• STATED EXERCISE
All lines from the beginning of the listing through the line with "plt.rcParams['font.family'] = ['Liberation" are to be copied word for word; the pictures are not.

• AVAILABLE DATA
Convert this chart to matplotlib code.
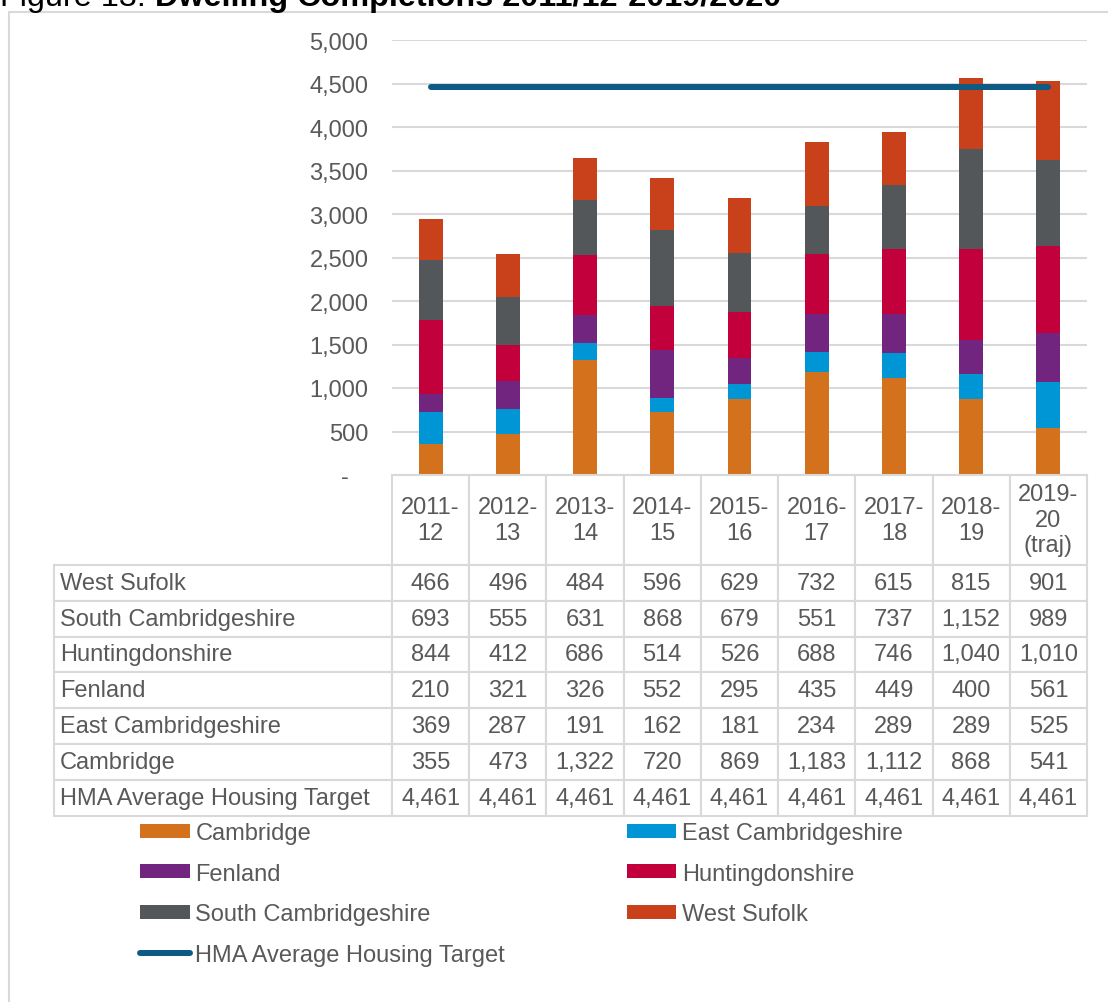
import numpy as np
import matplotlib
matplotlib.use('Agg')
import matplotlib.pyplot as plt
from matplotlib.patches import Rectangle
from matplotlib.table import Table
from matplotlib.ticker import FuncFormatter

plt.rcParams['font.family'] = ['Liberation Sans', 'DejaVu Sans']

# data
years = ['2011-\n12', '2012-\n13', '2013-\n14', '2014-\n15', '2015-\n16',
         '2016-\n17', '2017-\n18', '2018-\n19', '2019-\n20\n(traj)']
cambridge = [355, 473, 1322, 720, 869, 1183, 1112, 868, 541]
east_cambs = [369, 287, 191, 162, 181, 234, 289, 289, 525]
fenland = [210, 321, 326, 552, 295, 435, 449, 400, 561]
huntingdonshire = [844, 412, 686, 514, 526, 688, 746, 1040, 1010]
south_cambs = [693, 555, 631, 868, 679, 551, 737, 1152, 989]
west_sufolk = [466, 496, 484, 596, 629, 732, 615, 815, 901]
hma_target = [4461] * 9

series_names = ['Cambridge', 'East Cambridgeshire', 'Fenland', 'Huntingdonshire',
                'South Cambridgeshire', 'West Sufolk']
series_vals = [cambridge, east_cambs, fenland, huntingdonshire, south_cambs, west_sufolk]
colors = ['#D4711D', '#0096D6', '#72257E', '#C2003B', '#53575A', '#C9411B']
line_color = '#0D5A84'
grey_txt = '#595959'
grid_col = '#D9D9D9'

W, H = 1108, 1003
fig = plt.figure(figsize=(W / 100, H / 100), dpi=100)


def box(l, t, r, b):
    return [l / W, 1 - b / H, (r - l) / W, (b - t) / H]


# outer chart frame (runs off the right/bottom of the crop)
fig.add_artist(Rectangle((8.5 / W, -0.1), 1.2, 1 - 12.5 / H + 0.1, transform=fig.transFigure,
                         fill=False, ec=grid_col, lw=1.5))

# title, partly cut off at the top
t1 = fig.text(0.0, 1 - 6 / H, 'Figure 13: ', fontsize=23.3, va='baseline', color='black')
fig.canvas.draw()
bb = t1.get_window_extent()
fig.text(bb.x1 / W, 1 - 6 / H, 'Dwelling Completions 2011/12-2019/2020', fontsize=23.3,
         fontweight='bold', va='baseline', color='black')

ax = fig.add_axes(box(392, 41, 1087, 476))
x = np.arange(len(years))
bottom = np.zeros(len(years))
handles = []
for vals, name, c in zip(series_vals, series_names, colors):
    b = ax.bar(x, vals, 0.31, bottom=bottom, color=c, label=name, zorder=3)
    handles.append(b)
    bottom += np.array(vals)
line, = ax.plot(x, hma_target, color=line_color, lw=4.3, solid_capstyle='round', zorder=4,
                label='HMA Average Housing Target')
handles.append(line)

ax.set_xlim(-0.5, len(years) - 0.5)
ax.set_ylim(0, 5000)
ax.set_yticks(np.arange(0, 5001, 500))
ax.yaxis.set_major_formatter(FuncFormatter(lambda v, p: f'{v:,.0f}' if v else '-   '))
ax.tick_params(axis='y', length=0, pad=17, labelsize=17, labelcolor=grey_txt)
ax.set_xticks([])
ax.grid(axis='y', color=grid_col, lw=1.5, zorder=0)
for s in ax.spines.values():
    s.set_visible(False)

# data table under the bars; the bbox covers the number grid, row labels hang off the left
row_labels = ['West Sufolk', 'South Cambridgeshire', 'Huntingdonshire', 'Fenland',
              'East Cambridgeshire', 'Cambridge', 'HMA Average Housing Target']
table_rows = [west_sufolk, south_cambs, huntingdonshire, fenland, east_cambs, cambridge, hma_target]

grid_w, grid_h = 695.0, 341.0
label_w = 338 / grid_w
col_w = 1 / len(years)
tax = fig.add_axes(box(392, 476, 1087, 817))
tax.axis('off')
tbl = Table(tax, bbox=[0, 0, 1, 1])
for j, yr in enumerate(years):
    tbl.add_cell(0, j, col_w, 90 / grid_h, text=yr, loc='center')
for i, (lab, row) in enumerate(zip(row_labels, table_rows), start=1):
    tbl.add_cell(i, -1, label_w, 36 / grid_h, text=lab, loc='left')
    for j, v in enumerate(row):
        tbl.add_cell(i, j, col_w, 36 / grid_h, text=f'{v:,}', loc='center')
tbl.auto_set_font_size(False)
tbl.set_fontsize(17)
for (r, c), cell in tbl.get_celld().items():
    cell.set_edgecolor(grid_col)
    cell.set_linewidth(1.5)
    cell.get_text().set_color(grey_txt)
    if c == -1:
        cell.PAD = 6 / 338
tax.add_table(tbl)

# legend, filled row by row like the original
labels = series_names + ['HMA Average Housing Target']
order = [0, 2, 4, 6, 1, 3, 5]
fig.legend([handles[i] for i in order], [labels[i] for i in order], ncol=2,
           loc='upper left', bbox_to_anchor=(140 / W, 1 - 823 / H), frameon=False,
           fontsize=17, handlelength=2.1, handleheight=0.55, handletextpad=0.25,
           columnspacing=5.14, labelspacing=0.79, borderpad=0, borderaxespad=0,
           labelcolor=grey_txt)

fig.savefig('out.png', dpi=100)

• REPLY
Convert this chart to matplotlib code.
import numpy as np
import matplotlib
matplotlib.use('Agg')
import matplotlib.pyplot as plt
from matplotlib.patches import Rectangle
from matplotlib.table import Table
from matplotlib.ticker import FuncFormatter

plt.rcParams['font.family'] = ['Liberation Sans', 'DejaVu Sans']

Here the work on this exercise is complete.